In Dawson’s Fall, a novel based on the lives of Roxana Robinson’s great-grandparents, we see America at its most fragile, fraught, and malleable. Set in 1889, in Charleston, South Carolina, Robinson’s tale weaves together her family’s journal entries and letters and spans the life of her tragic hero, Frank Dawson, as he attempts to navigate the country’s new political, social, and moral landscape.

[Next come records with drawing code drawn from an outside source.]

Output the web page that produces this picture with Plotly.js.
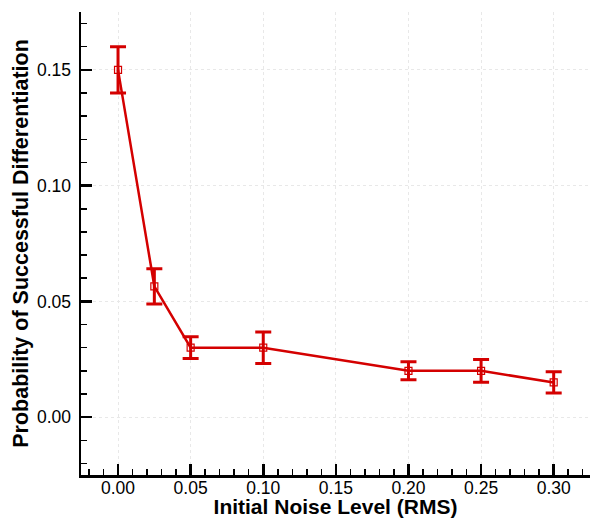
<!DOCTYPE html>
<html>
<head>
<meta charset="utf-8">
<script src="https://cdn.plot.ly/plotly-3.0.1.min.js"></script>
<style>html,body{margin:0;padding:0;background:#fff;}#chart{width:591px;height:518px;}</style>
</head>
<body>
<div id="chart"></div>
<script>
const noiseLevels = [0.00, 0.025, 0.05, 0.10, 0.20, 0.25, 0.30];
const probability = [0.150, 0.0565, 0.030, 0.030, 0.020, 0.020, 0.015];
const errorSize   = [0.010, 0.0076, 0.0047, 0.0068, 0.0039, 0.0049, 0.0046];
const xTickVals = [0.00, 0.05, 0.10, 0.15, 0.20, 0.25, 0.30];
const xTickText = ['0.00', '0.05', '0.10', '0.15', '0.20', '0.25', '0.30'];
const yTickVals = [0.00, 0.05, 0.10, 0.15];
const yTickText = ['0.00', '0.05', '0.10', '0.15'];

const red = '#d40000';
const trace = {
  x: noiseLevels,
  y: probability,
  type: 'scatter',
  mode: 'lines+markers',
  line: {color: red, width: 2.5},
  marker: {symbol: 'square-open', size: 7, color: red, line: {width: 1.2, color: red}},
  error_y: {type: 'data', array: errorSize, visible: true, color: red, thickness: 3, width: 8},
  showlegend: false
};

const font = {family: 'Liberation Sans, Arial, sans-serif', color: '#000'};
const titleFont = {family: 'Liberation Sans, Arial, sans-serif', size: 21, color: '#000', weight: 'bold'};
const layout = {
  width: 591, height: 518,
  margin: {l: 81, r: 1, t: 12, b: 43},
  paper_bgcolor: '#fff', plot_bgcolor: '#fff',
  font: Object.assign({size: 17.5}, font),
  xaxis: {
    range: [-0.0255, 0.325],
    tickvals: xTickVals, ticktext: xTickText,
    ticks: 'inside', ticklen: 11, tickwidth: 2.5, tickcolor: '#000',
    showline: true, linewidth: 2.5, linecolor: '#000',
    showgrid: true, gridcolor: '#e8e8e8', gridwidth: 1, griddash: 'dot',
    zeroline: false,
    minor: {dtick: 0.01, tick0: 0, ticks: 'inside', ticklen: 6, tickwidth: 1.5, tickcolor: '#000', showgrid: false},
    tickfont: Object.assign({size: 17.5}, font),
    ticklabelstandoff: -5,
    title: {text: 'Initial Noise Level (RMS)', font: titleFont, standoff: 0}
  },
  yaxis: {
    range: [-0.025, 0.175],
    tickvals: yTickVals, ticktext: yTickText,
    ticks: 'inside', ticklen: 11, tickwidth: 2.5, tickcolor: '#000',
    showline: true, linewidth: 2.5, linecolor: '#000',
    showgrid: true, gridcolor: '#e8e8e8', gridwidth: 1, griddash: 'dot',
    zeroline: false,
    minor: {dtick: 0.01, tick0: 0, ticks: 'inside', ticklen: 6, tickwidth: 1.5, tickcolor: '#000', showgrid: false},
    tickfont: Object.assign({size: 17.5}, font),
    ticklabelstandoff: 4,
    title: {text: 'Probability of Successful Differentiation', font: Object.assign({}, titleFont, {size: 21.5}), standoff: 3}
  }
};

Plotly.newPlot('chart', [trace], layout, {displayModeBar: false, staticPlot: true});
</script>
</body>
</html>
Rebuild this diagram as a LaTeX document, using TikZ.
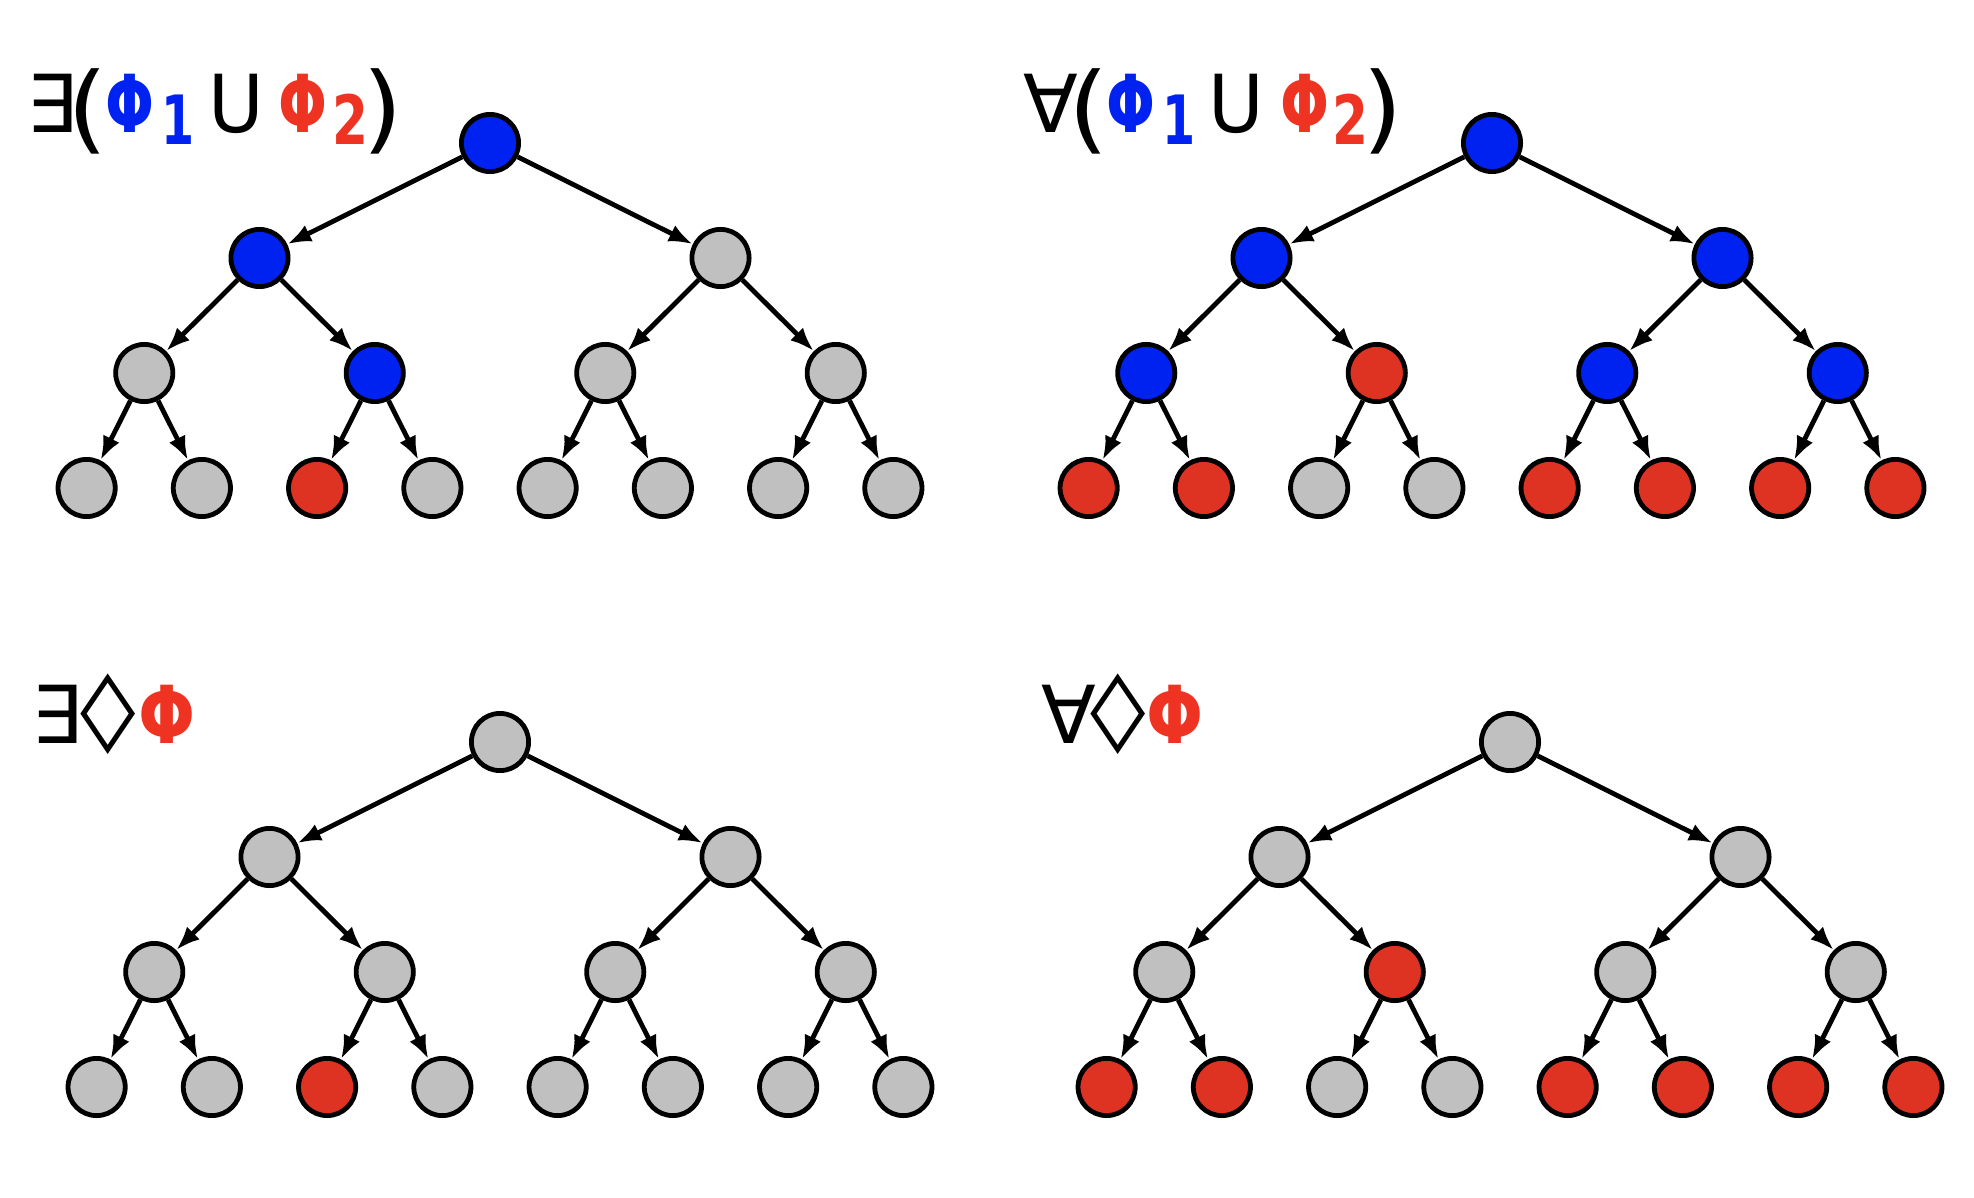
\documentclass[tikz,border=0pt]{standalone}
\usepackage{fontspec}
\setmainfont{DejaVu Sans}
\usetikzlibrary{arrows.meta}
\definecolor{nblue}{RGB}{0,34,240}
\definecolor{nred}{RGB}{222,50,34}
\definecolor{ngray}{RGB}{192,192,192}
\definecolor{tblue}{RGB}{0,34,240}
\definecolor{tred}{RGB}{238,51,34}
% glyph centred at #1 px from the label start
\newcommand\cg[2]{\rlap{\hspace*{\dimexpr #1pt/2\relax}\makebox[0pt]{#2}}}
\newcommand\sbx[2]{\raisebox{-6pt}{\fontsize{34}{40}\selectfont\bfseries\scalebox{#1}[1]{#2}}}
\newcommand\bigpar[1]{\raisebox{-4.5pt}{\scalebox{1.3}[1.2]{#1}}}
\newcommand\phib[1]{\textbf{\scalebox{#1}[1]{Φ}}}
\newcommand\loz{\raisebox{3.5pt}{\bfseries\scalebox{1.4}[0.97]{◊}}}
\newcommand\drawtree[4]{%
  \foreach [count=\i] \c in {#4} {
    \pgfmathtruncatemacro\lev{(\i>=2)+(\i>=4)+(\i>=8)}
    \pgfmathtruncatemacro\pw{2^\lev}
    \pgfmathsetmacro\xx{#2+(\i-\pw+0.5)*922/\pw-461}
    \pgfmathsetmacro\yy{#3+115*\lev}
    \node[tn, fill=\c] (#1\i) at (\xx,\yy) {};
  }
  \foreach \i in {1,...,7} {
    \pgfmathtruncatemacro\a{2*\i}
    \pgfmathtruncatemacro\b{2*\i+1}
    \draw[edge] (#1\i) -- (#1\a);
    \draw[edge] (#1\i) -- (#1\b);
  }
}
\begin{document}
\begin{tikzpicture}[x=0.5pt,y=-0.5pt,
  tn/.style={circle, draw=black, line width=2.4pt, minimum size=28.6pt, inner sep=0pt},
  edge/.style={line width=2.4pt, -{Latex[length=12pt,width=9pt]}},
  lbl/.style={anchor=base west, inner sep=0pt, font=\fontsize{40}{48}\selectfont}]
\useasboundingbox (0,0) rectangle (1974,1198);
\drawtree{A}{490}{143}{nblue,nblue,ngray,ngray,nblue,ngray,ngray,ngray,ngray,nred,ngray,ngray,ngray,ngray,ngray}
\drawtree{B}{1492}{143}{nblue,nblue,nblue,nblue,nred,nblue,nblue,nred,nred,ngray,ngray,nred,nred,nred,nred}
\drawtree{C}{500}{742}{ngray,ngray,ngray,ngray,ngray,ngray,ngray,ngray,ngray,nred,ngray,ngray,ngray,ngray,ngray}
\drawtree{D}{1510}{742}{ngray,ngray,ngray,ngray,nred,ngray,ngray,nred,nred,ngray,ngray,nred,nred,nred,nred}
\node[lbl] (la) at (30,133) {\cg{21}{∃}\cg{57.5}{\bigpar{(}}\cg{99.5}{\color{tblue}\phib{0.72}}\cg{147.5}{\color{tblue}\sbx{0.7}{1}}\cg{205.5}{\scalebox{0.95}[1]{U}}\cg{272.5}{\color{tred}\phib{0.72}}\cg{320}{\color{tred}\sbx{0.76}{2}}\cg{352.5}{\bigpar{)}}\hspace*{182pt}};
\node[lbl] (lb) at (1025,133) {\cg{25}{∀}\cg{63.5}{\bigpar{(}}\cg{106}{\color{tblue}\phib{0.72}}\cg{153.5}{\color{tblue}\sbx{0.7}{1}}\cg{210.5}{\scalebox{0.95}[1]{U}}\cg{279.5}{\color{tred}\phib{0.72}}\cg{325.5}{\color{tred}\sbx{0.76}{2}}\cg{357.5}{\bigpar{)}}\hspace*{184pt}};
\node[lbl] (lc) at (38,743) {\cg{18.5}{∃}\cg{70}{\loz}\cg{128.5}{\color{tred}\phib{0.84}}\hspace*{78pt}};
\node[lbl] (ld) at (1043,743) {\cg{25}{∀}\cg{75}{\loz}\cg{132}{\color{tred}\phib{0.84}}\hspace*{80pt}};
\end{tikzpicture}
\end{document}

...Dawson’s Fall is both rooted in its time and speaks directly to ours. It is also a moving love story between two people whose morality seems, from the perspective of 2019, sometimes to be muddied ... the book has an epic sweep. But it’s also grounded: Robinson vividly evokes settings in just a few sentences ... Here Robinson has pieced together a century-old true crime, a murder in which all the witnesses are long dead. Using far-flung sources and excruciating care, she creates the map; her novelist’s skills render it in 3-D ... the legacy of slavery and the Civil War is still being felt by our nation. Dawson’s Fall is a richly envisioned attempt to reconcile with that troubled history.
Sarah is a talented writer all-too-aware of women’s social inferiority ... While the patchwork approach means the narrative isn’t exactly smooth, it proves unyielding and compelling in its timely themes, with many depictions of how white men’s seething resentment erupts into racist violence and how Southern codes of honor and toxic values, particularly slavery, corroded individual lives and the national character.
Part history, part family saga, the book peers into the cauldron of race as it simmered and flared during Reconstruction in the South ... A fascinating read, Dawson’s Fall illuminates the destructive antecedents some 150 years ago of racial tensions that remain with us today. I wished, at times, that Robinson had hewed a little less closely to fact. More invention might have given some scenes a harder edge, underlining what was so deeply at risk in the decades after the Civil War. That said, Dawson’s Fall pointedly makes the case that principles matter.